There was no room for sentiment, even where his old mate George was concerned either: "I argued strongly with Hunt. The whole Lhotse attack was too weak; George Lowe had done a good job, but he'd been up there too long and no longer had any punch; if we didn't crack the route to the South Col pretty soon, we might as well go home."
Jan Morris, the Times correspondent on the Everest expedition described Hillary as "not so much graceful as unshakably assured, his energy almost demonic". This is why, of course, he got to the top. No-one else except Tenzing Norgay could keep up with him. Although I think Lowe would have got there also, had he been given the chance.
Hillary's writing is straightforward and largely unadorned, accurately reflecting the man. His accounts of march-ins through the Nepalese hill country are surprisingly evocative at times. But when he gives long blow-by-blow accounts of hacking routes through ice-falls, the narrative becomes tedious. And I caught myself thinking that the persona reflected in the writing seemed more that of a man in his mid-20s rather than mid-30s, perhaps showing the famous Hillary ingenuousness.
There is little self-reflection, another Hillary trait, and not much comment about his companions, except the occasional bout of hearty praise. Though I have analysed the New Zealand contribution to Everest climbing over the years, I was surprised to rediscover the level of praise in this book for the late Earle Riddiford, the Wellington lawyer who went with Hillary, Lowe and Ed Cotter on their first expedition to the Himalaya in 1951, and then on the first trip to Everest.
Hillary has been less than complimentary in later accounts, unnecessarily so, overlooking the fact that Riddiford did most of the organising of the 1951 expedition and the Cho Oyu expedition of 1952.
There are a few pages at the beginning of the book about his New Zealand upbringing and mountaineering development. And later there are occasional references to the mountain skills, useful in the Himalaya, he acquired as a New Zealand mountaineer of that period, especially for ice-climbing and river crossing. But the most startling revelation on re-reading High Adventure is how firmly Hillary refers to himself as a British climber on a British expedition.
The Famous Five tone of some of the dialogue reinforces this: "Hey chaps! That's the edge of the Cwm up there; if we can get up that cliff, we're right!" When contemplating the Swiss attempt on Everest in 1952, Hillary hopes that they will do well, but not reach the summit: "I wanted it left to a British party to have a crack at [it] next year." The six British members of the 1951 Everest expedition are differentiated by describing the four climbers other than Riddiford and himself as English.

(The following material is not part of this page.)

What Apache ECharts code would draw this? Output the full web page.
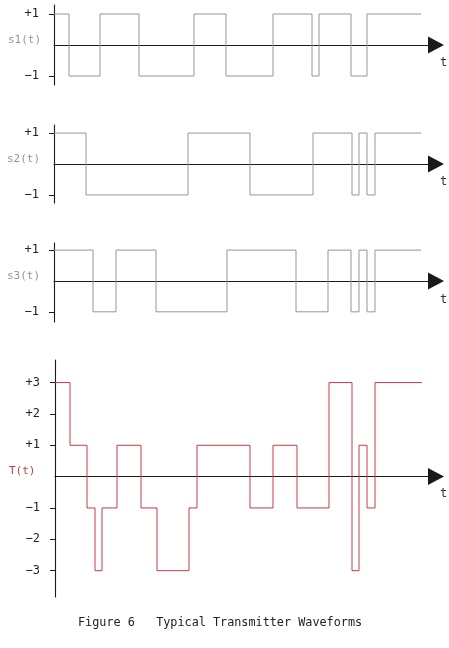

Perhaps most disappointing to a reader today is the fact that while a British, a Nepalese, an Indian and even a United Nations flag were flown on the summit of Everest, there was no New Zealand flag. And nowhere does Hillary say how proud he was as a Kiwi to be first to the top, or tell of the response back home in New Zealand.
Yet Hillary's account and attitudes were simply reflective of the times he lived in. In the 1950s, New Zealanders were part of a British Empire and Commonwealth family. We were the Kiwi hapu of the British iwi. Britain was often described as Home by pakeha and it was equally natural to describe yourself as British.
There would also have been subtle pressures on Hillary to show proper form when writing the book and to remember that it had been a British expedition and, by the grace of God and the Queen, he had been honoured, as a colonial, to take part.
Showing proper form also extended to the language Hillary used. The book was first published about a year before Peter Jones caused a scandal by uttering on air, "I'm buggered!" after being asked how he felt after scoring the winning try against the Springboks at Eden Park. When Hillary and Tenzing returned to the South Col after climbing Everest, George Lowe was there to greet them. Hillary recounts, "In rough New Zealand slang: I shouted out the good news. Jolly good news it was, too: 'We knocked the bastard off!'."